Defendants who are ordered for no-cost release by a judge or magistrate are entered into the county’s Pretrial Services department, which works to ensure those out on personal bonds know the date of their next court appearance and can provide additional conditions like drug testing, mental health services or GPS ankle bracelets. Those released by the sheriff aren’t monitored once they leave the jail, Summerlin said.

“The Sheriff’s Office is not really set up to do that,” Bunin said.“The best way to do it is to have a magistrate issue the conditions and have Pretrial [Services] implement them and monitor them. When you have the sheriff just having to release them, you kind of skip those services that are set up specifically for that.”

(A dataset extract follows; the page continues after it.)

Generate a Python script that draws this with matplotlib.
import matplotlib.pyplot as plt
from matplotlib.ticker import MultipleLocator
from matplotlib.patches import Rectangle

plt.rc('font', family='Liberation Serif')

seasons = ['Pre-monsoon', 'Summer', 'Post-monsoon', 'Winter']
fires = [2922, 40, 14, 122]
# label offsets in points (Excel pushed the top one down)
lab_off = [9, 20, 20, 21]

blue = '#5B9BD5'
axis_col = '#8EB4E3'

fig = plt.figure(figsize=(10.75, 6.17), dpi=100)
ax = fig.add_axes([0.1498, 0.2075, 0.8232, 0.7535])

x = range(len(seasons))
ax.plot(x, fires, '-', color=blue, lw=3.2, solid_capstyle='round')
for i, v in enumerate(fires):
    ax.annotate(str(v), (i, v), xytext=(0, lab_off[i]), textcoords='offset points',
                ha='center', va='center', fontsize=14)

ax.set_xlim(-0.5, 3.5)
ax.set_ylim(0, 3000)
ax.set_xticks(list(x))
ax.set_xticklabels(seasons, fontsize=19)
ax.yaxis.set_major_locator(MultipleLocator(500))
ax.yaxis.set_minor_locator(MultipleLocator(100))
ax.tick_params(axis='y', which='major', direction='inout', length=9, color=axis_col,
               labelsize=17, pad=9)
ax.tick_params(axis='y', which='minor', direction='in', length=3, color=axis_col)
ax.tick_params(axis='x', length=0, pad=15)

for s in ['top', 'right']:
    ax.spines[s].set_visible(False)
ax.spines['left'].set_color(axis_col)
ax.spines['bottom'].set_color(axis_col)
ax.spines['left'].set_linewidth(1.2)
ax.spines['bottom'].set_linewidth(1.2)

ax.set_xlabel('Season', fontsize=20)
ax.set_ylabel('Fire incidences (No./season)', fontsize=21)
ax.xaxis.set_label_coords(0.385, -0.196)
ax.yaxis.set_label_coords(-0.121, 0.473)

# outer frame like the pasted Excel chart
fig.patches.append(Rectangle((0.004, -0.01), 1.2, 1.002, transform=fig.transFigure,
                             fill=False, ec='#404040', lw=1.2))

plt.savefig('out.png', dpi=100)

Jordan, the county’s only misdemeanor judge who has voiced support of the order, likens the actions of the magistrates and his fellow judges to those of Republicans in Congress weakening the Affordable Care Act.

“It’s like when you want something to fail, then you’re not going to be as likely or as willing to have a clear plan or to work to fix something,” Jordan said.

Spinks said the politics that have gotten involved over the PSA and the court order has made reform efforts awkward because “all the people are trying to do the right thing.”

Not only that — it’s also complicated any future analysis of how reform efforts are going, Bunin said.

“What role do you give the new risk assessment? What role do you give the effect of the lawsuit?” Bunin asked. “There are so many things going on that I can’t really tell you which is affecting things most and which is not.”

*Correction: This story has been updated to add more context regarding the bond failure data released from Harris County. It has also been corrected to more accurately qualify the bond failure rate provided by the county.